When Testimonials in Your Reel Hurt More Than They Help
I analyzed five speaker reels recently as part of a research project. The two best reels used testimonials brilliantly. The worst reel was destroyed by them.
In one reel, the speaker did not appear on screen for the first 37 seconds. Instead, the opening was nothing but testimonials: one-word descriptors ("powerful," "magic," "authentic"), a host introduction, visual text testimonials with names and organizations, and a short audio clip of someone saying "she was fearless." By the time the speaker finally talked, the viewer already trusted her. Other people had done the selling.
In another reel, two video testimonials played back to back for about 40 seconds. The people on camera were clearly struggling. One was reciting something he had memorized. The other rambled for 25 seconds without landing a single clear thought. The energy that the reel had carefully built over the previous minute drained out completely.
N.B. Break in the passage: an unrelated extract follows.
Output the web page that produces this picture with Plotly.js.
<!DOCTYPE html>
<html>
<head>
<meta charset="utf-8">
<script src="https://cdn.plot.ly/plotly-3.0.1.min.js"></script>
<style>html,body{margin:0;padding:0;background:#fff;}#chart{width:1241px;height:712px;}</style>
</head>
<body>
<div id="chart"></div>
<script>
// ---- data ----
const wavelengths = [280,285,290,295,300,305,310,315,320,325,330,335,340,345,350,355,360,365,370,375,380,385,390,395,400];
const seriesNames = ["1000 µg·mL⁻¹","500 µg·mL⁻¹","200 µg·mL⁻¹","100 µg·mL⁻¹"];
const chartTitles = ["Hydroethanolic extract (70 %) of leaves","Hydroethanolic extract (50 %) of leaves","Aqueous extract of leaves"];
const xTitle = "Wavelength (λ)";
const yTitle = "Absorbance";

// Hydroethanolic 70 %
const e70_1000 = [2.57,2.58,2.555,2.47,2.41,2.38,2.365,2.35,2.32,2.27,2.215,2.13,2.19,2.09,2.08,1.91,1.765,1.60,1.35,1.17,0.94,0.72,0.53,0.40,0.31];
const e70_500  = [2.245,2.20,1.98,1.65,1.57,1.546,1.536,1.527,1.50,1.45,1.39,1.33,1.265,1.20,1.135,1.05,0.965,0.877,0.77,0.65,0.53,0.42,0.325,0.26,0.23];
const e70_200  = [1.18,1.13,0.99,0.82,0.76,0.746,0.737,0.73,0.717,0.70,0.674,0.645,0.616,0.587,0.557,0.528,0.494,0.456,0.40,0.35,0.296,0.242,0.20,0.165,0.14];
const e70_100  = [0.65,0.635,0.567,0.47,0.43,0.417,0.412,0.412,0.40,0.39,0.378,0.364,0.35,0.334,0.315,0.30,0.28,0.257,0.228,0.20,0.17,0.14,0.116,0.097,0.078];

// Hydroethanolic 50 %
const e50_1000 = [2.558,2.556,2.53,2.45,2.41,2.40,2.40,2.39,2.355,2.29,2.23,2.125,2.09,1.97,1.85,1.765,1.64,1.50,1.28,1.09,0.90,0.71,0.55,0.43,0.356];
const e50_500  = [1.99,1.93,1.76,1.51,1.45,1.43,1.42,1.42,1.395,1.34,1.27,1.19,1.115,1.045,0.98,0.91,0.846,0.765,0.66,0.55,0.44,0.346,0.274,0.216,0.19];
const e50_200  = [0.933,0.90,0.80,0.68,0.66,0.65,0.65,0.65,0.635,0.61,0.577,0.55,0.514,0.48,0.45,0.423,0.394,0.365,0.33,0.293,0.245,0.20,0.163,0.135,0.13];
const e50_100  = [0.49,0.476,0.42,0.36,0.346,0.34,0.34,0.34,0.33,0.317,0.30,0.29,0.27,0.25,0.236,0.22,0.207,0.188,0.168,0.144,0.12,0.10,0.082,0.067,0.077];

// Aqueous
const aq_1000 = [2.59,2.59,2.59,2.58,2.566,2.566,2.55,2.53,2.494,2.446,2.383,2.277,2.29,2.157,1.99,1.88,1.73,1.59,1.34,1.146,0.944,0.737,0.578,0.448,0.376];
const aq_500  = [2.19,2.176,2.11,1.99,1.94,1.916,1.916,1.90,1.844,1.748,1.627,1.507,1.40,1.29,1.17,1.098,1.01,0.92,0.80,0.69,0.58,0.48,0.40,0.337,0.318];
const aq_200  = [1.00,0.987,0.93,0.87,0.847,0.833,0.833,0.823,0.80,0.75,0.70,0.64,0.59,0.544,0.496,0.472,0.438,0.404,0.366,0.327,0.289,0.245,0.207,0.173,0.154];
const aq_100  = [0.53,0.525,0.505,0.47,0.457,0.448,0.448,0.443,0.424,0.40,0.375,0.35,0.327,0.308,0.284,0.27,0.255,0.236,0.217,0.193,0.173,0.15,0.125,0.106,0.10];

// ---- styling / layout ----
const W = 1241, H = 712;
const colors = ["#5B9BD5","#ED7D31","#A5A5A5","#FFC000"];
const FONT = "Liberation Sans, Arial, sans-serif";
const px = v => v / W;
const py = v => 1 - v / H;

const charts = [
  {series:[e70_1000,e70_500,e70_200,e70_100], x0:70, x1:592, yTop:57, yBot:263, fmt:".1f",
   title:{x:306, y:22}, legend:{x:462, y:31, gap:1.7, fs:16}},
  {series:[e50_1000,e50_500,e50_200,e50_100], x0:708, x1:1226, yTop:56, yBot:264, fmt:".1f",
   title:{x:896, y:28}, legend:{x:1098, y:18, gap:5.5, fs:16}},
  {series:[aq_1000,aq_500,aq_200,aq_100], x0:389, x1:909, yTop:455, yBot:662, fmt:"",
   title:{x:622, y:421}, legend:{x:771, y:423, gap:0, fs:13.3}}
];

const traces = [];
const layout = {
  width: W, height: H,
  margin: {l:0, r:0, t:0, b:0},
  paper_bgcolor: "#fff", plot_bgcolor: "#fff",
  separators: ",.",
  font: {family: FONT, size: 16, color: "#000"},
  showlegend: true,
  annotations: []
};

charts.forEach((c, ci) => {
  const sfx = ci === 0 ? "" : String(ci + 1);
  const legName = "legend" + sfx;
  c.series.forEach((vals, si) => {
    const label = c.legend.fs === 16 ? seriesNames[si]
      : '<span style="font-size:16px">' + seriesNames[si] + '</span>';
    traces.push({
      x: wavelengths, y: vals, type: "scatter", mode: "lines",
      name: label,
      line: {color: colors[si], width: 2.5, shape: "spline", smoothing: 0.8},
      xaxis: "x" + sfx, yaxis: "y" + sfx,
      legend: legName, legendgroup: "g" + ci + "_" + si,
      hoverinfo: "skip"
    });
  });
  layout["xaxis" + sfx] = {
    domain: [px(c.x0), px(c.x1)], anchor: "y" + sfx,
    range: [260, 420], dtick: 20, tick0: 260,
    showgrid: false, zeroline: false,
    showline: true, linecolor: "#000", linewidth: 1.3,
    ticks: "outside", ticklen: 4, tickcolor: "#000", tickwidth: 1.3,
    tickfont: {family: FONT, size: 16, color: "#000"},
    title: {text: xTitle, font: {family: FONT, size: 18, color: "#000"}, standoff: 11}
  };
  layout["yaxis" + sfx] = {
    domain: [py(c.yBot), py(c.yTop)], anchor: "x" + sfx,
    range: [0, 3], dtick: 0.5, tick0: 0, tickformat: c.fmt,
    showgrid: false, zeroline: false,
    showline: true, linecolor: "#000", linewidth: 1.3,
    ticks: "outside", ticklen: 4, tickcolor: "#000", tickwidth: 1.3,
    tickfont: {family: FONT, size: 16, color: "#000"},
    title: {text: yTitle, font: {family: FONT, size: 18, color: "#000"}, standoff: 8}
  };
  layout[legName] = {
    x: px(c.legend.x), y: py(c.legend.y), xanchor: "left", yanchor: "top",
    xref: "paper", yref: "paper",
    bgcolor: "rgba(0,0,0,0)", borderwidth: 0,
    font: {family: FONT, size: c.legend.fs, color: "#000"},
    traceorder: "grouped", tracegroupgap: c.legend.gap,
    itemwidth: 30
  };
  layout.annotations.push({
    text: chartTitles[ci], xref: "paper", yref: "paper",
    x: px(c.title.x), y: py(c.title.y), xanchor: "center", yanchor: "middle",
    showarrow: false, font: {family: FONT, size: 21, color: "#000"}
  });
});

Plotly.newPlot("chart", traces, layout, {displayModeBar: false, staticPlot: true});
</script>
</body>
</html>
It took another 30 seconds of strong footage to recover, and by then, the viewer was already half checked out.
The Rules
A bad testimonial is worse than no testimonial. If the person on camera looks like they are reciting, cut it. If they ramble past 10 seconds, cut it. If their energy is flat, cut it. You are better off with no testimonial than with one that makes the viewer feel like they are watching someone's homework assignment.
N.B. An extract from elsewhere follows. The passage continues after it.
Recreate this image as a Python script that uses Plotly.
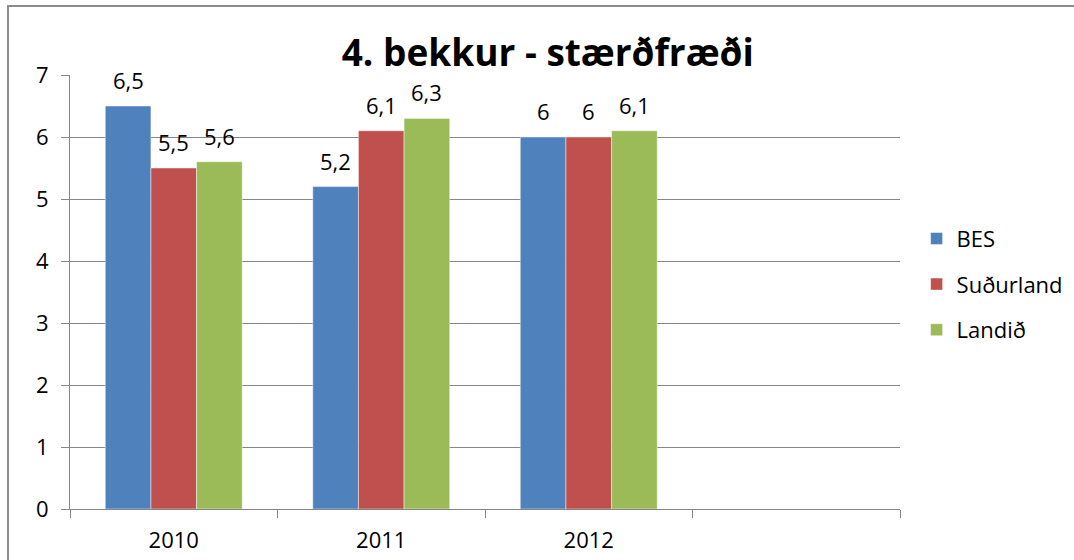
import plotly.graph_objects as go

categories = ["2010", "2011", "2012"]
series_names = ["BES", "Suðurland", "Landið"]
bes = [6.5, 5.2, 6.0]
sudurland = [5.5, 6.1, 6.0]
landid = [5.6, 6.3, 6.1]
colors = ["#4F81BD", "#C0504D", "#9BBB59"]
y_ticks = [0, 1, 2, 3, 4, 5, 6, 7]

FONT = "'Open Sans', sans-serif"
GRID = "#868686"
BARGAP = 0.34

def lab(v):
    return f"{v:g}".replace(".", ",")

xs = list(range(len(categories)))
all_series = [bes, sudurland, landid]
n = len(all_series)
fig = go.Figure()
for i, (name, vals) in enumerate(zip(series_names, all_series)):
    fig.add_trace(go.Bar(
        x=xs, y=vals, name=name,
        marker=dict(color=colors[i], line=dict(color="rgba(255,255,255,0.45)", width=1)),
        legendgroup=name,
    ))

# data labels above each bar (positioned through the axis scales)
slot = (1 - BARGAP) / n
for i, vals in enumerate(all_series):
    off = (i - (n - 1) / 2) * slot
    for xi, v in zip(xs, vals):
        fig.add_annotation(x=xi + off, y=v, xref="x", yref="y", text=lab(v),
                           showarrow=False, yanchor="bottom", yshift=9,
                           font=dict(family=FONT, size=22, color="#000"))

fig.update_layout(
    width=1074, height=560,
    margin=dict(l=70, r=174, t=75, b=51, autoexpand=False),
    paper_bgcolor="white", plot_bgcolor="white",
    barmode="group", bargap=BARGAP, bargroupgap=0,
    font=dict(family=FONT, size=22, color="#000"),
    title=dict(text="<b>4. bekkur - stærðfræði</b>", x=0.51, xref="container",
               y=1 - 53 / 560, yref="container", yanchor="middle", xanchor="center",
               font=dict(family=FONT, size=37, color="#000")),
    legend=dict(x=1.02, xanchor="left", y=0.518, yanchor="middle",
                font=dict(family=FONT, size=22), tracegroupgap=14,
                itemwidth=30, bgcolor="rgba(0,0,0,0)"),
)
fig.update_xaxes(
    range=[-0.5, 3.5], tickvals=xs, ticktext=categories, ticks="",
    showgrid=False, zeroline=False, showline=True, linecolor=GRID, linewidth=1,
    tickfont=dict(family=FONT, size=22), ticklabelstandoff=12,
    minor=dict(tickvals=[-0.5, 0.5, 1.5, 2.5, 3.5], ticks="outside", ticklen=8,
               tickcolor=GRID, tickwidth=1, showgrid=False),
)
fig.update_yaxes(
    range=[0, 7], tickvals=y_ticks, ticks="outside", ticklen=8, tickcolor=GRID,
    showgrid=True, gridcolor=GRID, gridwidth=1, zeroline=False,
    showline=True, linecolor=GRID, linewidth=1,
    tickfont=dict(family=FONT, size=22), ticklabelstandoff=8,
)
# outer chart border (extends beyond the visible canvas on right and bottom)
fig.add_shape(type="rect", xref="paper", yref="paper",
              x0=(8 - 70) / 830, x1=(1090 - 70) / 830,
              y0=(509 - 580) / 434, y1=(509 - 6) / 434,
              line=dict(color="#8C8C8C", width=2), fillcolor="rgba(0,0,0,0)", layer="below")

fig.write_html("out.html", config={"displayModeBar": False},
               post_script="document.body.style.margin='0';")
Short visual text testimonials are almost always safer than video testimonials. "Game changer. Sarah Mitchell, VP at Deloitte" on screen for 4 seconds with music underneath does more work than a 25-second video of Sarah stumbling through a compliment. The text is clean. It is fast. And the viewer's brain processes it without breaking momentum.
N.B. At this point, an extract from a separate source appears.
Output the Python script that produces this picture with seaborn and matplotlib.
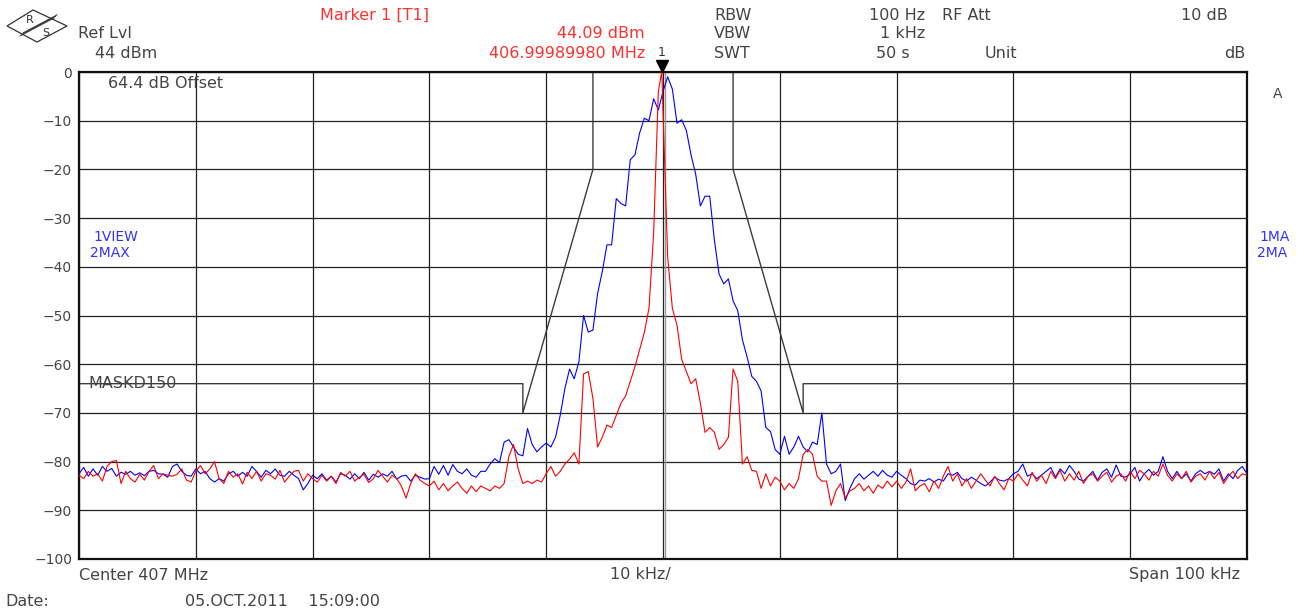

If you do use video testimonials, one rule: under 10 seconds. The person should look directly at camera, say one clear sentence, and stop. "She completely changed how our team thinks about communication. I would book her again tomorrow." That is 6 seconds. That is enough.
Testimonials should function as pacing tools, not just proof. The best reels use them as breathers between spoken sections. They give the viewer a beat to digest what was just said before the next section begins. In editorial terms, a testimonial is a Gavel. It creates space. Used correctly, it makes everything around it land harder.